Lava Lake Explosion Births Bizarre Glass Egg In Hawaii

On Friday, during a fairly typical explosion at the lava lake at Hawaii’s Kilauea volcano, various volcanic rock fragments flew into the air.

But later that day, on the rim of Halemaʻumaʻu Crater, some 360 feet above the lava lake’s surface, Tim Orr, a geologist at the Hawaiian Volcano Observatory, found something he had never seen before.

“It’s kind of like a balloon,”Janet Babb, observatory geologist and public information officer, told The Huffington Post. “It’s hollow inside with this thin, glassy shell, which is very fragile.”

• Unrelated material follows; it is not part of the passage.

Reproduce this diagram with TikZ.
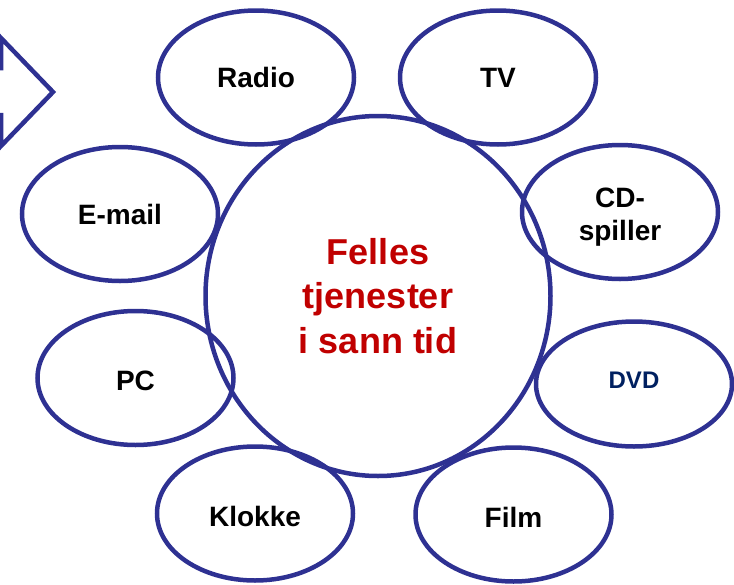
\documentclass[tikz,border=0pt]{standalone}
\usepackage{fontspec}
\setmainfont{Liberation Sans}
\usepackage{xcolor}
\usetikzlibrary{shapes.geometric}
\definecolor{rimblue}{RGB}{46,49,146}
\definecolor{hubred}{RGB}{192,0,0}
\definecolor{dvdnavy}{RGB}{0,32,96}
\tikzset{device/.style={ellipse,draw=rimblue,line width=4.5pt,inner sep=0pt,minimum width=196pt,minimum height=134pt,align=center,font=\bfseries\fontsize{28}{33}\selectfont}}

\begin{document}
\begin{tikzpicture}[x=1pt,y=-1pt]
      \useasboundingbox (0,0) rectangle (734,584);
      \node[device,minimum width=345pt,minimum height=360pt,text=hubred,font=\bfseries\fontsize{36}{44.5}\selectfont] (hub) at (378,296) {Felles\\tjenester\\i sann tid};

      \node[device] (radio) at (256,77.5) {Radio};
      \node[device] (tv) at (498,77.5) {TV};
      \node[device] (email) at (120,214) {E-mail};
      \node[device,text height=62pt] (cd) at (620,212) {CD-\\spiller};
      \node[device,text height=25.5pt] (pc) at (135.5,378) {PC};
      \node[device,minimum height=125pt,text depth=8pt,text=dvdnavy,font=\bfseries\fontsize{24}{28}\selectfont] (dvd) at (634,384) {DVD};
      \node[device,text height=25.5pt] (klokke) at (255,513.5) {Klokke};
      \node[device,text height=25pt] (film) at (513.5,514.5) {Film};

      \draw[rimblue,line width=4.5pt] (-20,68) -- (1,68) -- (1,38) -- (53,92) -- (1,146) -- (1,115) -- (-20,115);
\end{tikzpicture}
\end{document}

Scientists are calling it the “coolest Pele’s tear” ever found — a reference to the Hawaiian goddess of volcanoes and the tear drop-shaped glass particles that form when fountaining molten lava quickly cools.

The observatory wrote on its website that the “one-of-a-kind, completely hollow Pele’s tear” is about half an inch in length and was likely ejected from the lava lake in the aftermath of the explosion, when the lake surface was spattering vigorously.

But the glassy object’s fragile, egg shell-like structure has scientists scratching their heads.

“To my knowledge, it’s the only thing like it that has ever formed,” Orr told the Honolulu Star-Advertiser.

Rockfalls and subsequent explosive events, like the one seen above, are relatively common at the lava lake. They occur with no warning, sending fragments of hot lava, rocky debris and ash high into the air. The Friday event was the third explosion in a week, according to the HVO.

Babb told HuffPost there are many different kinds of fragments that come off the lava lake surface when it’s spattering.